Harry Frazee - Life As Owner of The Red Sox

Life As Owner of The Red Sox

Frazee bought the Red Sox from Joseph Lannin in 1916 for about $500,000. The Sox won a World Series title in 1918. The team finished in sixth in 1919, and after the 1919 season Frazee started selling players to the New York Yankees, most notoriously Babe Ruth. Yankee owner Jacob Ruppert was a personal friend, as well as the only owner Frazee could deal with after the Black Sox Scandal left the White Sox tarnished. Then he left the Red Sox in bankruptcy while continuing to make theatre productions. After the sale of Ruth, the team crashed into the American League cellar and would not finish above .500 until 1934. The Red Sox would not win another pennant until 1946, and would not win another World Series until 2004, the third longest drought in MLB history.

Frazee backed a number of New York theatrical productions (before and after Ruth's sale), the best known of which is probably No, No, Nanette, which was once claimed, and later (questionably) debunked, as the specific play that Ruth's sale financed.
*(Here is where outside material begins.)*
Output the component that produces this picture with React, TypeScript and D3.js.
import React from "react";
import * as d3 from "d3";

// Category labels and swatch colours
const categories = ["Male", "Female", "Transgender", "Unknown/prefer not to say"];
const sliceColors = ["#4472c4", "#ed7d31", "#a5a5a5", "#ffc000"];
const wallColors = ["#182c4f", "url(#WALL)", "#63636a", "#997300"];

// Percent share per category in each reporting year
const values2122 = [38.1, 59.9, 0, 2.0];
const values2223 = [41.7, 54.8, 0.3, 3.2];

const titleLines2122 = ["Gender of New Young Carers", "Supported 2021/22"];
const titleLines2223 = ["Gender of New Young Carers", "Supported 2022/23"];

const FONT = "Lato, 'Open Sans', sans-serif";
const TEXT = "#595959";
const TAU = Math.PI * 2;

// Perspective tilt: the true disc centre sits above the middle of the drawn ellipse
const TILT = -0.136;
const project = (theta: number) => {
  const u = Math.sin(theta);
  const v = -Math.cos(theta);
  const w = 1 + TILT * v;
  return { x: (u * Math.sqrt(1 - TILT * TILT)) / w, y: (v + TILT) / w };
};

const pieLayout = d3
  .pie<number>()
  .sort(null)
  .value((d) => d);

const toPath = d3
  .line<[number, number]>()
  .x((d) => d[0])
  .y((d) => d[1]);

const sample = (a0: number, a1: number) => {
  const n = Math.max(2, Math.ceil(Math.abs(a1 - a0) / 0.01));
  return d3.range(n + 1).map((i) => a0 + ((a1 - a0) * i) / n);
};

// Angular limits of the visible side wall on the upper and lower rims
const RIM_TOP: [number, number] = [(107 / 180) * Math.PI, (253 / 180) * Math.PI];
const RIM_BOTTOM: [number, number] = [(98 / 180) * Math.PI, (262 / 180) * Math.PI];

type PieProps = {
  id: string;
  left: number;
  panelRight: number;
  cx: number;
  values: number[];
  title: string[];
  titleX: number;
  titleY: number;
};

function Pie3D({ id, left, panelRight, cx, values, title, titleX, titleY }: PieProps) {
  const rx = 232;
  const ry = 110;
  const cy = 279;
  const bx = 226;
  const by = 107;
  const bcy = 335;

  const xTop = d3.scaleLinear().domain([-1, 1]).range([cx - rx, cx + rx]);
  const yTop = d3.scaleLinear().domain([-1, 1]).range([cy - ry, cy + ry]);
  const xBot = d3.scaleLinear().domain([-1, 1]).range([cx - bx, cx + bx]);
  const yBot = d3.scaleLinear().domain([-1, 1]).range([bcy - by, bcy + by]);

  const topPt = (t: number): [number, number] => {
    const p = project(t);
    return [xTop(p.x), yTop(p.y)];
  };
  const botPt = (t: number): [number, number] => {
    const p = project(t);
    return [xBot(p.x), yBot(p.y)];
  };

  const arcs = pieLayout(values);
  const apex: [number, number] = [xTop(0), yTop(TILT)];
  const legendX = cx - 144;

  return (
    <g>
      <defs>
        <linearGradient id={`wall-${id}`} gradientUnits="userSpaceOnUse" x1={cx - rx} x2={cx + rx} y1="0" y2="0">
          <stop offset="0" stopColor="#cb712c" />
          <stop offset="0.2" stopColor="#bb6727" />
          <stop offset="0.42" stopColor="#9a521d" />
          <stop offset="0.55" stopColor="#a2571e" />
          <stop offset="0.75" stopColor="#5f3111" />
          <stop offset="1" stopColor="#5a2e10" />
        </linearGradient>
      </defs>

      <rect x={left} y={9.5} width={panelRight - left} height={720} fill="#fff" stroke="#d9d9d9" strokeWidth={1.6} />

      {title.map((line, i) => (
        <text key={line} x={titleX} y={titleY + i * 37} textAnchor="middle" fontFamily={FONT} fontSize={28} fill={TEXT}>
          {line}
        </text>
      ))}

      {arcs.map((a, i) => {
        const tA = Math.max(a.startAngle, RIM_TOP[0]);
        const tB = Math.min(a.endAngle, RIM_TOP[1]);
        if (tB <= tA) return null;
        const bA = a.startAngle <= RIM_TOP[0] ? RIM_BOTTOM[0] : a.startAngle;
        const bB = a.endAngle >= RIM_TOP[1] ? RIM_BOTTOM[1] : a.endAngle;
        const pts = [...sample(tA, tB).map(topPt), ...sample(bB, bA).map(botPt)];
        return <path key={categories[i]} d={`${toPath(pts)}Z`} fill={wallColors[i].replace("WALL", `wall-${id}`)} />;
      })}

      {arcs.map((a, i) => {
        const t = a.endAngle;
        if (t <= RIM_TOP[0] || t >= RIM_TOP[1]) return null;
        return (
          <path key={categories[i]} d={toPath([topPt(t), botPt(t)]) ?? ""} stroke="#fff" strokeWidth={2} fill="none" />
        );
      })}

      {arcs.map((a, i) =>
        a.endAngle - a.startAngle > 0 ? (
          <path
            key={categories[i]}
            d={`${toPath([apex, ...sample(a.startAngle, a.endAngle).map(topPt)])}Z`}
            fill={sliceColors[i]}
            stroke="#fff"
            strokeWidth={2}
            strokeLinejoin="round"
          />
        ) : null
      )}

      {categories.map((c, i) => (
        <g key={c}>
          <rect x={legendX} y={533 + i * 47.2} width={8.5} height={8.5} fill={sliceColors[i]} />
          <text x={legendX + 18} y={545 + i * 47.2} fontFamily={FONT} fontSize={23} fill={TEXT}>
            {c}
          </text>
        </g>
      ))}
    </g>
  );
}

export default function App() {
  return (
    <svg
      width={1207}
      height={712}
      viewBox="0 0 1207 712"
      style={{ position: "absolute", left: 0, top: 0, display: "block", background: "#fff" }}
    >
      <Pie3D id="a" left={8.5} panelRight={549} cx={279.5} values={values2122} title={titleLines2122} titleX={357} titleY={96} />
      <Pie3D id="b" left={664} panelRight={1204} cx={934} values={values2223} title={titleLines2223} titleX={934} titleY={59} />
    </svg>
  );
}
He was the subject of an unflattering portrait in Fred Lieb's account of the Red Sox, which further insinuated that he had sold Ruth to finance a Broadway musical. This would become a central element in the Curse of the Bambino.

The truth is somewhat more nuanced and dates to a long-running dispute between Frazee and American League founder and president Ban Johnson. Frazee had been the first American League owner who hadn't been essentially hand-picked by Johnson, and wasn't willing to simply do Johnson's bidding. This didn't sit well with Johnson, and he tried almost from the time Frazee closed on his purchase of the Red Sox to yank the team out from under him.
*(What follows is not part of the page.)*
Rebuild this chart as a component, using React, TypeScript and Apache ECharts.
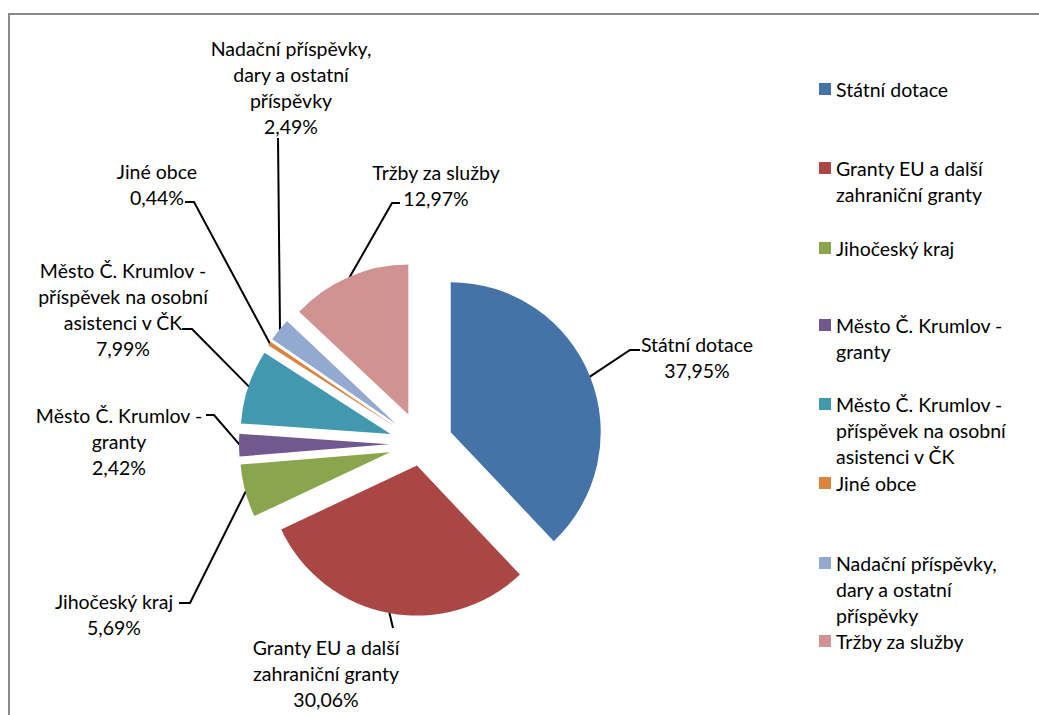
import React, { useEffect, useRef } from "react";
import * as echarts from "echarts";

// ---- data ----
const categories = [
  "Státní dotace",
  "Granty EU a další zahraniční granty",
  "Jihočeský kraj",
  "Město Č. Krumlov - granty",
  "Město Č. Krumlov - příspěvek na osobní asistenci v ČK",
  "Jiné obce",
  "Nadační příspěvky, dary a ostatní příspěvky",
  "Tržby za služby",
];
const values = [37.95, 30.06, 5.69, 2.42, 7.99, 0.44, 2.49, 12.97];

// wrapped text of the names (labels and legend)
const nameLines = [
  ["Státní dotace"],
  ["Granty EU a další", "zahraniční granty"],
  ["Jihočeský kraj"],
  ["Město Č. Krumlov -", "granty"],
  ["Město Č. Krumlov -", "příspěvek na osobní", "asistenci v ČK"],
  ["Jiné obce"],
  ["Nadační příspěvky,", "dary a ostatní", "příspěvky"],
  ["Tržby za služby"],
];

// ---- styles / layout ----
const colors = ["#4572A7", "#AA4643", "#89A54E", "#71588F", "#4198AF", "#DB843D", "#93A9CF", "#D19392"];
const FONT = "Lato";
const FONT_SIZE = 19.5;
const LH = 26;
const CENTER = [421, 444];
const RADIUS = 150;
// explosion distance of each slice (the second slice is pulled out less)
const explode = [32, 22, 32, 32, 32, 32, 32, 32];

// label block centres
const labelPos = [
  [697, 357],
  [326, 673],
  [114, 614],
  [119, 441],
  [123, 309],
  [157, 184],
  [291, 87],
  [436, 185],
];
// leader points after the anchor on the slice
const leaderPts = [
  [[630, 350], [640, 350]],
  [[393, 628]],
  [[190, 603], [179, 603]],
  [[214, 415], [206, 415]],
  [[192, 329], [182, 329]],
  [[194, 202], [185, 202]],
  [[278, 138]],
  [[392, 203], [400, 203]],
];
// legend: first line centre y
const legendY = [89, 168, 248, 325, 404, 483, 563, 641];
const LEGEND_X = 819;

const fmt = (v: number) => v.toFixed(2).replace(".", ",") + "%";
const CLEAR = "rgba(0,0,0,0)";

export default function App() {
  const ref = useRef<HTMLDivElement>(null);
  useEffect(() => {
    if (!ref.current) return;
    const chart = echarts.init(ref.current, null, { renderer: "svg" });
    const total = values.reduce((a, b) => a + b, 0);
    const midAngles: number[] = [];
    let cum = 0;
    values.forEach((v) => {
      const mid = 90 - (360 * (cum + v / 2)) / total;
      midAngles.push((mid * Math.PI) / 180);
      cum += v;
    });

    const legends = categories.map((name, i) => {
      const n = nameLines[i].length;
      return {
        data: [{ name, itemStyle: { color: colors[i] } }],
        left: LEGEND_X,
        top: legendY[i] - (n - 1) * LH - LH / 2,
        orient: "vertical",
        padding: 0,
        itemWidth: 12,
        itemHeight: 12,
        icon: "rect",
        selectedMode: false,
        formatter: () => "\n".repeat(n - 1) + nameLines[i].join("\n"),
        textStyle: { fontFamily: FONT, fontSize: FONT_SIZE, color: "#000", lineHeight: LH },
      };
    });

    const common = {
      type: "pie",
      center: CENTER,
      radius: RADIUS,
      startAngle: 90,
      clockwise: true,
      avoidLabelOverlap: false,
      emphasis: { disabled: true },
      legendHoverLink: false,
    };

    // one slice series per distinct explosion distance
    const offsets = Array.from(new Set(explode));
    const sliceSeries = offsets.map((off) => ({
      ...common,
      name: "slices" + off,
      selectedMode: "multiple",
      selectedOffset: off,
      label: { show: false },
      labelLine: { show: false },
      data: categories.map((name, i) => ({
        name,
        value: values[i],
        selected: true,
        itemStyle: { color: explode[i] === off ? colors[i] : CLEAR },
      })),
    }));

    chart.setOption({
      animation: false,
      backgroundColor: "#fff",
      color: colors,
      legend: legends,
      graphic: [
        {
          type: "rect",
          shape: { x: 9, y: 14, width: 1100, height: 800 },
          style: { fill: "none", stroke: "#8a8a8a", lineWidth: 2 },
          silent: true,
        },
      ],
      series: [
        ...sliceSeries,
        {
          ...common,
          name: "labels",
          silent: true,
          selectedMode: false,
          label: {
            show: true,
            position: "outside",
            fontFamily: FONT,
            fontSize: FONT_SIZE,
            lineHeight: LH,
            color: "#000",
            opacity: 1,
            align: "center",
            formatter: (p: any) => nameLines[p.dataIndex].join("\n") + "\n" + fmt(p.value),
          },
          labelLine: { show: true, lineStyle: { color: "#000", width: 2, opacity: 1 } },
          labelLayout: (p: any) => {
            const i = p.dataIndex;
            const a = midAngles[i];
            const r = RADIUS + explode[i] - 1;
            const anchor = [CENTER[0] + r * Math.cos(a), CENTER[1] - r * Math.sin(a)];
            return {
              x: labelPos[i][0],
              y: labelPos[i][1],
              align: "center",
              verticalAlign: "middle",
              labelLinePoints: [anchor, ...leaderPts[i]],
            };
          },
          data: categories.map((name, i) => ({
            name,
            value: values[i],
            itemStyle: { color: CLEAR },
          })),
        },
      ],
    });
    return () => chart.dispose();
  }, []);
  return (
    <div
      ref={ref}
      style={{ position: "fixed", left: 0, top: 0, width: 1039, height: 715 }}
    />
  );
}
The dispute finally boiled over in the summer of 1919 when pitcher Carl Mays jumped the team. Johnson ordered him suspended, but Frazee instead sold him to the then-moribund Yankees. Johnson had promised Yankee owners Jacob Ruppert and Cap Huston to get them better players, but never followed through. The Mays flap divided the American League into two factions--the Yankees, Red Sox and White Sox on one side and the other five clubs, known as the "Loyal Five," on the other.
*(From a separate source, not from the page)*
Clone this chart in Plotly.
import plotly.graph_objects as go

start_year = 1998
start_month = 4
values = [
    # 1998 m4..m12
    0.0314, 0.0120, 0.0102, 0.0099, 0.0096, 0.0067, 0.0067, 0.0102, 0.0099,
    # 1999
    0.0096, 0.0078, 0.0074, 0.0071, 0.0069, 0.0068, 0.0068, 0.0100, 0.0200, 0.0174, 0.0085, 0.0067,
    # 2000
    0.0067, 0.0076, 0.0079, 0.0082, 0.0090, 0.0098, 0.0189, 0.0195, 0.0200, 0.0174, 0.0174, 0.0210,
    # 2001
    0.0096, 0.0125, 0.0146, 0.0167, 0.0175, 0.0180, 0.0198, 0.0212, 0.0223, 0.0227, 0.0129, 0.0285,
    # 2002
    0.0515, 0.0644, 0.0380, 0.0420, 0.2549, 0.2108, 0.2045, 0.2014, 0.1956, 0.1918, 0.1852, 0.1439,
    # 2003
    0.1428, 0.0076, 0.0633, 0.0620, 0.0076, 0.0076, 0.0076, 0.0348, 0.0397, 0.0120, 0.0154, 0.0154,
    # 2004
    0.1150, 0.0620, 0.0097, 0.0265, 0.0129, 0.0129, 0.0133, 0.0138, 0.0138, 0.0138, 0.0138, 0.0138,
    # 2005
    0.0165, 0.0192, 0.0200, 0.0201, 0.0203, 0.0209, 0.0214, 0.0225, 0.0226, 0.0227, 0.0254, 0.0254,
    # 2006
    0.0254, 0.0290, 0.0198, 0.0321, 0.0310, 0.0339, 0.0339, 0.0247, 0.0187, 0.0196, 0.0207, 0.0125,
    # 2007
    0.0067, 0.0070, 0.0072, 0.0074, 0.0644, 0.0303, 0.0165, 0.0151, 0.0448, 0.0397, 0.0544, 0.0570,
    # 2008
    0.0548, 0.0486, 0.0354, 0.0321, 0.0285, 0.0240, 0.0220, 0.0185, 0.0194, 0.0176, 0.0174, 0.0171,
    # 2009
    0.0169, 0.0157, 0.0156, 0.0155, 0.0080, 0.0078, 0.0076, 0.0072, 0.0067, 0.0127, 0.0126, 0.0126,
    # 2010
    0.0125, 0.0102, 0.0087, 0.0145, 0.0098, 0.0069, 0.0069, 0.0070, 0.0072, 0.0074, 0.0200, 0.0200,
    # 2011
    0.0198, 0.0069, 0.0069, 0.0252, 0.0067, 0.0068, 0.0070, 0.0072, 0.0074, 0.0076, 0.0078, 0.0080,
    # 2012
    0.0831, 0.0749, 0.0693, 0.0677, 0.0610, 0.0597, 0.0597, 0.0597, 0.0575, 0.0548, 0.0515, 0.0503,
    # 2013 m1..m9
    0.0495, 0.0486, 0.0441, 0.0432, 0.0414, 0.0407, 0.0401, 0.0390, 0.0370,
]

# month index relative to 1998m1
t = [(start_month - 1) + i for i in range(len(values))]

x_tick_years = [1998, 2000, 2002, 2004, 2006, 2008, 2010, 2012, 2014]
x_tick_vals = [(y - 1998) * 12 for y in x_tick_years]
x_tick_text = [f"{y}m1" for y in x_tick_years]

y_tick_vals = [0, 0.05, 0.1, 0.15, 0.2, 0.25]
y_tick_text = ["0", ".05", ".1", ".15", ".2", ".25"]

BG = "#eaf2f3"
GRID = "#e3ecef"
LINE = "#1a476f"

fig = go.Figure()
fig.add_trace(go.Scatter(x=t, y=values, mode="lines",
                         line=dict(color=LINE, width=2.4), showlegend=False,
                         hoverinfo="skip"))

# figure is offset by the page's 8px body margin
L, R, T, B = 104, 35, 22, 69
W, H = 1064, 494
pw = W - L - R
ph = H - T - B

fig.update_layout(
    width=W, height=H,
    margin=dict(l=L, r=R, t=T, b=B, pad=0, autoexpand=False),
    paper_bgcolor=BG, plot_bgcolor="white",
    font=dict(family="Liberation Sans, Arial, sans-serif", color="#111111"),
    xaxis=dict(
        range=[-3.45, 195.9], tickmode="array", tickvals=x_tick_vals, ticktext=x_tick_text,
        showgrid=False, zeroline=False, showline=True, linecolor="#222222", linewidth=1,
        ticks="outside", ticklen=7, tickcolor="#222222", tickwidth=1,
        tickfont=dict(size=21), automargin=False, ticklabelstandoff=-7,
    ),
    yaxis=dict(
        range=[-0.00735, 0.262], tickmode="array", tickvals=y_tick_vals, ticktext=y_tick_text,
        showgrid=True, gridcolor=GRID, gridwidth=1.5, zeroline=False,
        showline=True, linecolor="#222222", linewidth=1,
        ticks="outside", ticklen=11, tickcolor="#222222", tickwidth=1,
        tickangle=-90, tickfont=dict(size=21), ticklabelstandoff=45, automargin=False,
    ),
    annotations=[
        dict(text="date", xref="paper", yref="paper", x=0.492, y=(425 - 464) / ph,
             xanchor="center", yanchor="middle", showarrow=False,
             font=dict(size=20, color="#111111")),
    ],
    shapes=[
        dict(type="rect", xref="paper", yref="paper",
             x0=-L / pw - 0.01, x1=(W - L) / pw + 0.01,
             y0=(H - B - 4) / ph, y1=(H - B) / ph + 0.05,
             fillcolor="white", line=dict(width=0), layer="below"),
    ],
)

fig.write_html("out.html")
Under the circumstances, when Frazee finally lost patience with Ruth (see below), his options were severely limited. Under pressure from Johnson, the Loyal Five rejected Frazee's overtures almost out of hand. In effect, Johnson limited Frazee to dealing with either the White Sox or the Yankees. The White Sox offered Joe Jackson and $60,000, but the Yankees offered an all-cash deal--$125,000. Frazee, Ruppert and Huston quickly cut a deal, and Ruth became the property of the Yankees on December 26, 1919.